Photo: Baynard Woods, License: N/A

Baynard Woods

“AHhhhhhhhhhrrrgghglglgl. YUM.” That was the initial email response of a City Paper Cheap Eater to his first trip to the Bun Shop (239 W. Read St., [410] 989-2033). Despite the fact that the location has previously seemed like one of those cursed spots of real estate nothing survives in, we sincerely hope that the Bun Shop’s extremely elegant and spacious digs remain around the corner from our Park Avenue headquarters. Because it really is one of the most gorgeous spots in town, with its gilded sign and gilt-edged furniture, which is made by the two owners, Minh Vo and Andrew Bui (“Comings & Goings,” Eats & Drinks, April 3). It is one of the few places that is really elegant and comfortable, with couches, small tables, and big, long communal tables.
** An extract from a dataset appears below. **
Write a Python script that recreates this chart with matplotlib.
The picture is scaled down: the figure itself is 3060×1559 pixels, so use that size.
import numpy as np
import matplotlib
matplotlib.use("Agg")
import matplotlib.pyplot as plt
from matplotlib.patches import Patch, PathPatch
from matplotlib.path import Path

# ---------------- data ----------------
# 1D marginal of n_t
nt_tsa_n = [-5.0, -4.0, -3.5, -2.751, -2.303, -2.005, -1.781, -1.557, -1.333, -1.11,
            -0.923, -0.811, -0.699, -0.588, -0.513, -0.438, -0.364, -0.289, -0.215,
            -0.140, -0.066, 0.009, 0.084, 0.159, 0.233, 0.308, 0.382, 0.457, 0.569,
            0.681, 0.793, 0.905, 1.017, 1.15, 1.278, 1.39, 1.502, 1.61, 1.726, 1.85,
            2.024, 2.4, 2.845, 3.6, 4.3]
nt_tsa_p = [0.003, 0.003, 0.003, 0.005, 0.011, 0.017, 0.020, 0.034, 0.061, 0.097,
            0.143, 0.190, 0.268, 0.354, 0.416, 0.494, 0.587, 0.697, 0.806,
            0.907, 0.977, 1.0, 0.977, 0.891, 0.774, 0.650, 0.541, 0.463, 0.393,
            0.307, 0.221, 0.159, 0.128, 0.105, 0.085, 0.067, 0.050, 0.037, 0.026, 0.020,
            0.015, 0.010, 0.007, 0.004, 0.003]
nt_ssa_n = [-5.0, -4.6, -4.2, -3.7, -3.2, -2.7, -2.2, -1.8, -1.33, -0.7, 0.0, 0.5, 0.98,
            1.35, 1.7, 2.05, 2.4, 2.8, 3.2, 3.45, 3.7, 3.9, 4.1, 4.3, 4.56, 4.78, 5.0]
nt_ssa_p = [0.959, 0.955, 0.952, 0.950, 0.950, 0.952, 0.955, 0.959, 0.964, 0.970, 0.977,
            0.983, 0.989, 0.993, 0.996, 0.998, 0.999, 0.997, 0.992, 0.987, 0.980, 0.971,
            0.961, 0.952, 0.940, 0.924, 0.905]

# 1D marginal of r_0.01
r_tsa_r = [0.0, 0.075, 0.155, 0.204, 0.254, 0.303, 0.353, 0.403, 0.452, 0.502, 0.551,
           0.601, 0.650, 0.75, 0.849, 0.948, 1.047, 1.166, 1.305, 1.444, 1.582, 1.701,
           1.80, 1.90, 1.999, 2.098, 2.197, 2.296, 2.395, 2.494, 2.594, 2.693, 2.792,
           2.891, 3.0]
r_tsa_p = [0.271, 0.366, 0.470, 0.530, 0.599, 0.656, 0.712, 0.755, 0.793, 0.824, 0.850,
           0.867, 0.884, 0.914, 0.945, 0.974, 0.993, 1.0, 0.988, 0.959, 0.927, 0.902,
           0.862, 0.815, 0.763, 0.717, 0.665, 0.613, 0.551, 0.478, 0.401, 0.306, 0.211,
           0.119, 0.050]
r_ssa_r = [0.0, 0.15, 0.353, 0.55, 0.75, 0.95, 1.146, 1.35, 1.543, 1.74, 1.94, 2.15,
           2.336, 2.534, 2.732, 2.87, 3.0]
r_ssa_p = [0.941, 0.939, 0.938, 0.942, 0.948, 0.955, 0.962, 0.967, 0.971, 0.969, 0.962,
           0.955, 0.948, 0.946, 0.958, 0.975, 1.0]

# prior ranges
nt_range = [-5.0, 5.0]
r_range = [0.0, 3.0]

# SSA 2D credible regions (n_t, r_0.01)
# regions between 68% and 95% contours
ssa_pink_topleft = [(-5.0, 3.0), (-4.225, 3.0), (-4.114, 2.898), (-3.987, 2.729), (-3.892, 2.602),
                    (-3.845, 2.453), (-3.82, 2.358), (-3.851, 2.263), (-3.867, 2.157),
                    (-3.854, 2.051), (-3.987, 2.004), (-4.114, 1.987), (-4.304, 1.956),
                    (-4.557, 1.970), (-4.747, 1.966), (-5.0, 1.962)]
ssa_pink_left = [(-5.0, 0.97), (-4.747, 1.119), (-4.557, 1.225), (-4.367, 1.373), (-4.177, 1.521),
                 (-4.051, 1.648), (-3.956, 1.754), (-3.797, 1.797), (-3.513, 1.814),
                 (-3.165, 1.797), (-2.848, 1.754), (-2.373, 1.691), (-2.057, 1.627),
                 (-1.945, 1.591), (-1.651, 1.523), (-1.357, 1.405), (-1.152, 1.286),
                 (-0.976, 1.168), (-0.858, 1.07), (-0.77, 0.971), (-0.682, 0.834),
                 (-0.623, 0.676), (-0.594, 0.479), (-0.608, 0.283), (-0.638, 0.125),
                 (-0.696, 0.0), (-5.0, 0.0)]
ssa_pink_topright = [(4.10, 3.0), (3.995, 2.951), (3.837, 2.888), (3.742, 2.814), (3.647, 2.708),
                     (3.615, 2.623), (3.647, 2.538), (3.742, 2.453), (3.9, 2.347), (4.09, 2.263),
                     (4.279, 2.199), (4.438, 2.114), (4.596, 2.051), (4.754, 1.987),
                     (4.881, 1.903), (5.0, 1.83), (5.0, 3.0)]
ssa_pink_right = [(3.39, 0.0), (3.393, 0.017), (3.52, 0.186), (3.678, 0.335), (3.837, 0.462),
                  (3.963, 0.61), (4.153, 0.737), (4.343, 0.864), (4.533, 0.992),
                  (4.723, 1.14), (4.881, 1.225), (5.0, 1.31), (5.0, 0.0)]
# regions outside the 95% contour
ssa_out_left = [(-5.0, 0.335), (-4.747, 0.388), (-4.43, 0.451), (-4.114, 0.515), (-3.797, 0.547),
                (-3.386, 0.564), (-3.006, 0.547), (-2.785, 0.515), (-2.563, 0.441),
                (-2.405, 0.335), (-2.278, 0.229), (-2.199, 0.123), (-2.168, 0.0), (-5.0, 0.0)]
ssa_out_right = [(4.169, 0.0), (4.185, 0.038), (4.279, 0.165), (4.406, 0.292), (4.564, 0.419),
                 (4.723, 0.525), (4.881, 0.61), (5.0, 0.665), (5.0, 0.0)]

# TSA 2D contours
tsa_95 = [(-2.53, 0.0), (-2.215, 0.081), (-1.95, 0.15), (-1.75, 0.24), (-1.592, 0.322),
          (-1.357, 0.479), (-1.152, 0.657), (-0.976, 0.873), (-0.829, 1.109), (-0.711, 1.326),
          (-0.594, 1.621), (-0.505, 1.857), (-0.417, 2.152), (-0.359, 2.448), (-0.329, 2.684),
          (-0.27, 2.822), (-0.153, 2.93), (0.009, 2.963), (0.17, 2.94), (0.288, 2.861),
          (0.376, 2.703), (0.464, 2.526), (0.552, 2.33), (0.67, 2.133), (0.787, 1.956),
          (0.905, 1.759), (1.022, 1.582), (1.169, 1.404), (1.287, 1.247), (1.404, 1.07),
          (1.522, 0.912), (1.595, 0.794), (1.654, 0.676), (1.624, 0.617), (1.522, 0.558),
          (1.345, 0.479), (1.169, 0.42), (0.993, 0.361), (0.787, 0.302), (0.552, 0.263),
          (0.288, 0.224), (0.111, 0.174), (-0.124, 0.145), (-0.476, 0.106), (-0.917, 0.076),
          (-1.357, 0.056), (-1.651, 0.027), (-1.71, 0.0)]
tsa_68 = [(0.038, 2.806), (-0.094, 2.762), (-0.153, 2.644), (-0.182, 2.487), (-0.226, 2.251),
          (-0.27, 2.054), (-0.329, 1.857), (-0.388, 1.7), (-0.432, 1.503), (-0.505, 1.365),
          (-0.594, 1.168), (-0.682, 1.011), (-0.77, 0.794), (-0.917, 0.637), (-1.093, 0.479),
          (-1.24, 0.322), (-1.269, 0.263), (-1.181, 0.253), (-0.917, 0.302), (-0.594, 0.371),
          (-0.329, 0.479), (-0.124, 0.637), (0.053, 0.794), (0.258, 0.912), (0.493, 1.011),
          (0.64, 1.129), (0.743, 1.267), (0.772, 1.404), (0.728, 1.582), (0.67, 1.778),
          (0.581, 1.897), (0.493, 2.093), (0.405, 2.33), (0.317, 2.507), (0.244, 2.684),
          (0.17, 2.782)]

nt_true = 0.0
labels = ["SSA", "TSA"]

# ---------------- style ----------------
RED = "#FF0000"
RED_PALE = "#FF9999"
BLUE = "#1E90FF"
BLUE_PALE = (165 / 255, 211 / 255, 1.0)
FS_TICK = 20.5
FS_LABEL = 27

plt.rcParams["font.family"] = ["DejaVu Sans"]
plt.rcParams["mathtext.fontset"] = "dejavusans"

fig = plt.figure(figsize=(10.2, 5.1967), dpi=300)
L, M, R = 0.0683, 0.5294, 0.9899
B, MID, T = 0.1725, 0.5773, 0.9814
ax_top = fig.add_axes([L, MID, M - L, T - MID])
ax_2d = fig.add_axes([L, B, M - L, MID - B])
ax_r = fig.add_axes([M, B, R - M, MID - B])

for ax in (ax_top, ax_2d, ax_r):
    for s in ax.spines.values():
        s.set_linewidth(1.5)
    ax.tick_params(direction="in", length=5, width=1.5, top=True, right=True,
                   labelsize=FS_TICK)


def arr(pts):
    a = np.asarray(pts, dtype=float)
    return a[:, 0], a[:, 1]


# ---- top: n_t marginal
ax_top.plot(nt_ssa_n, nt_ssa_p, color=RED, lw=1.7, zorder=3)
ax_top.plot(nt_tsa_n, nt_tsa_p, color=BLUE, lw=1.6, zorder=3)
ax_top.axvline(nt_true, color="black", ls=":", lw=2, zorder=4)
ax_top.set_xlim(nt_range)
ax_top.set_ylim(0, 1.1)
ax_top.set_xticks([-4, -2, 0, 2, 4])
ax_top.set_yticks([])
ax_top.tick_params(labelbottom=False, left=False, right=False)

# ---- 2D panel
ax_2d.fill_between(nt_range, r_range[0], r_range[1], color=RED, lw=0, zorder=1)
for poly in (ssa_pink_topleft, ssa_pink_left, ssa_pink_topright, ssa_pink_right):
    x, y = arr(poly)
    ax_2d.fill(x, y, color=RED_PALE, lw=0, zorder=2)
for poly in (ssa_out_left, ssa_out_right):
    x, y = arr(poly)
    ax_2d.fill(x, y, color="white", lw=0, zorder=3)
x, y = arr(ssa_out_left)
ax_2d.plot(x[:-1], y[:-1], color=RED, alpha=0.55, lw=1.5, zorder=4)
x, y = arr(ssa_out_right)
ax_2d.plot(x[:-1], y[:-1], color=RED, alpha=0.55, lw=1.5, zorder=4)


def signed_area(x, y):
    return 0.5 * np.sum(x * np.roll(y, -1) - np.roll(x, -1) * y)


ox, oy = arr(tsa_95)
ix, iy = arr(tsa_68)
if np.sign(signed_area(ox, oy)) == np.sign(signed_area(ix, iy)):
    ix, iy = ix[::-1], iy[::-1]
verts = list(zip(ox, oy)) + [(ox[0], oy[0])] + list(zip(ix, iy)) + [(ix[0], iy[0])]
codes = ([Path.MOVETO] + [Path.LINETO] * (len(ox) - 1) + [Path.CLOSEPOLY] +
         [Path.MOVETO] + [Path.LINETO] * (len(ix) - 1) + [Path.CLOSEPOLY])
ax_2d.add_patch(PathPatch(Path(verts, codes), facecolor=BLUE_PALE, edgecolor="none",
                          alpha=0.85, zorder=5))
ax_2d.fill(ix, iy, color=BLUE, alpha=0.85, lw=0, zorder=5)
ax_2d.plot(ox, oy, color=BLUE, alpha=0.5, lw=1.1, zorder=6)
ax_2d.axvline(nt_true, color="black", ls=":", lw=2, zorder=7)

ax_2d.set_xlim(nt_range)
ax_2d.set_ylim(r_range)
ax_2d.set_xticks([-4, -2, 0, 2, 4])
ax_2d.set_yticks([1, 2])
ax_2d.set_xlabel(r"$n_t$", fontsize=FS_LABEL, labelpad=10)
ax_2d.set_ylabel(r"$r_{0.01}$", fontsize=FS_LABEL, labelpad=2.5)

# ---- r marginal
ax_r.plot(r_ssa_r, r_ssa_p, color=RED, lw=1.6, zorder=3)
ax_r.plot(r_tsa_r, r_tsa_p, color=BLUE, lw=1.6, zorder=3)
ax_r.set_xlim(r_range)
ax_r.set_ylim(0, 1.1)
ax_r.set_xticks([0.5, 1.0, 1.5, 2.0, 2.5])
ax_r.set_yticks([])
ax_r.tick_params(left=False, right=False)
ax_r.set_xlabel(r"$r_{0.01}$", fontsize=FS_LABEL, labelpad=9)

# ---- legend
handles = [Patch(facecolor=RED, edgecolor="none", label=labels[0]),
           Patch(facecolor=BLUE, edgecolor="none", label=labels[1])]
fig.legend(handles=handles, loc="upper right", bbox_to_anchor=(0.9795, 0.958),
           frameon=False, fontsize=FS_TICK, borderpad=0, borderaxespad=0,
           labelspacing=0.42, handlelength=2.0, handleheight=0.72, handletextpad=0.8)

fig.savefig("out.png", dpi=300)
The only reason we worry is that it is probably expensive real estate to pay for with buns that average around $3 and Vietnamese coffee (the coffee operation wasn’t quite up and running yet on our visit). We ordered nearly everything on the menu for around $20 total. The curry puff ($3.50) was a delicious little samosa; the empanada ($2.50) reminded us of the lamentably late Max’s Empanadas; the chicken pasty was a handheld chicken pot pie ($3.75). They didn’t have the ham-and-gruyere ($3.75) on our visit, but another colleague said, “My mouth just died and went to heaven.” That was pretty much it on the savory side—and our only complaint is that they didn’t heat them up enough. A chicken pot pie should be hot. On the sweeter side, we had the pear-and-gruyere pastry ($3.50), the guava-and-cheese pastry ($2.75), and the rotiboy ($2.75). Both of the pastries had a perfect crust—though perhaps they could have used more filling. But the rotiboy, well, it sort of tasted like an Entenmann’s roll. Which some people like. So go to the Bun Shop, because we all want to keep eating there.